To simplify the examples below, the hashes abc and def will be used instead of the actual hash value to make it easier to follow through the steps.
id (integer) | first_name (string) | last_name (string) | full_name (string) |
---|---|---|---|
1 | John | Doe | John Doe |
2 | Tom | Smith | Tom Smith |
id (string) | first_name (string) | last_name (string) | email (string) |
---|---|---|---|
1 | John | Doe | j.doe@example.com |
2 | Tom | Smith | t.smith@example.com |
SELECT
id,
first_name,
last_name,
full_name,
email
FROM
customer_v_*
In our ideal scenario, we would like the result of the query above to return rows from both table versions and to include a superset of the columns. We would like the id column to automatically cast integer values to strings.
id (string) | first_name (string) | last_name (string) | full_name (string) | email (string) |
---|---|---|---|---|
1 | John | Doe | j.doe@example.com | |
2 | Tom | Smith | t.smith@example.com | |
1 | John | Doe | John Doe | |
2 | Tom | Smith | Tom Smith |
Instead, BigQuery returns an error message, “Cannot read field ‘id’ of type INT64 as STRING”, because BigQuery does not perform the implicit conversion between integer and string. Explicitly casting the id field to string does not help either because it happens too late in the query execution phase. This means that the query will still fail.
Also, the statement result is missing the full_name column—the last version of customer_v_def only contains the id, first_name, last_name and email columns.
id (string) | first_name (string) | last_name (string) | email (string) |
---|---|---|---|
1 | John | Doe | j.doe@example.com |
2 | Tom | Smith | t.smith@example.com |
1 | John | Doe | |
2 | Tom | Smith |
Because the BigQuery wildcard feature doesn’t handle implicit casting and only exposes columns present in one of the underlying tables, we had to come up with a different approach.
That approach is to create one unifying view per shared table prefix which finds records from all its associated versions. A static list of conversion rules is determined and values that have different data types are automatically cast based on those rules.
CREATE OR REPLACE VIEW customer_unified AS
SELECT
CAST(id AS STRING) AS id, first_name, last_name, full_name, NULL AS email
FROM
customer_v_abc
UNION ALL
SELECT
CAST(id AS STRING) AS id, first_name, last_name, NULL AS full_name, email
FROM
customer_v_def;
Example of unified view for customer table
BigQuery recently added INFORMATION_SCHEMA metadata, which facilitates the introspection of table structures. Using the metadata information, we can create views with behavior similar to the wildcard queries described above.
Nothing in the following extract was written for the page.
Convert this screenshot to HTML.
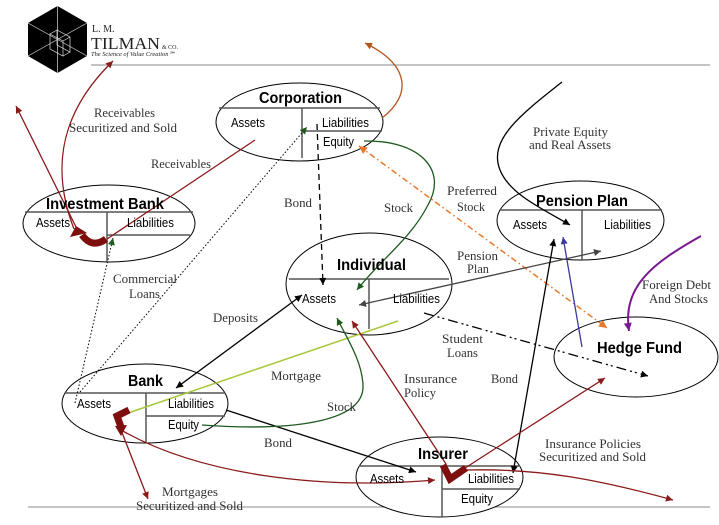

Querying INFORMATION_SCHEMA for the structure of the versioned customer
table (versions abc
and def
), we can obtain the following descriptive result set:
Row | table_name | cols_name | cols.types |
---|---|---|---|
1 | customer_v_abc | id | INT64 |
STRING | |||
first_name | STRING | ||
last_name | STRING | ||
full_name | STRING | ||
2 | customer_v_def | id | INT64 |
STRING | |||
first_name | STRING | ||
last_name | STRING | ||
STRING |
With the structure of both table versions, we generate the view customer_unified, which unifies all the customer versions under a single schema.
Under this unification strategy, columns that conflict in their data type are cast to a common representation. The specific cast used depends on the conflicting data types. The goal is to extend the target data type. We go from a more specific type to one that is more generic. This mitigates any information loss. As such, STRING represents our most generic type since it can represent any other BQ type.
The rules for selecting a cast to resolve a type conflict are:
Conflict Types | Cast To |
---|---|
DATETIME TIMESTAMP | TIMESTAMP |
ANY ANY | STRING |
The view creation is handled by a Cloud Function triggered by a Pub/Sub topic. Our BigQuery data sink process sends a message to the topic after it creates a new BigQuery table. The message contains the dataset name, table name and the table version. Once triggered, the function reads the metadata for all of the versions of the table base name present in the INFORMATION_SCHEMA and creates or replaces the unified view.
{
"dataset": "...",
"table": {
"name": "customer",
"version": "abc"
}
}
Querying this view returns records from both table versions as we expected. The view is automatically updated every time a new table version is added. We haven’t observed any query interruption during the view alteration.
SELECT *
FROM customer_unified
Querying the unified view now leads to the desired resultset.
id (string) | first_name (string) | last_name (string) | full_name (string) | email (string) |
---|---|---|---|---|
1 | John | Doe | j.doe@example.com | |
2 | Tom | Smith | t.smith@example.com | |
1 | John | Doe | John Doe | |
2 | Tom | Smith | Tom Smith |
What’s Next
We would like to invite anyone interested to fork or contribute to this utility.
https://github.com/lightspeed/bigquery-uniview. Some of the areas of improvement can be:
- Extended data type conversions
- Two level views to bypass the 250K characters limit of view definition in BQ
- Support complex types mapping (objects/json)
- …
Final thoughts
Most commercial ETL solutions address the presented problem by altering the destination table to match the structure changes of the source table. This approach has several drawbacks: because BQ only supports appending new columns, when a new column is created (and it is not at the end of the table) it creates a new table and copies the original data into it. The solution we present avoids data manipulation and focuses on the metadata layer, thus reducing such hurdles.
Seeing the high rate at which new features are added into BigQuery, we expect that sooner or later, a feature similar to the one presented in this post will become native.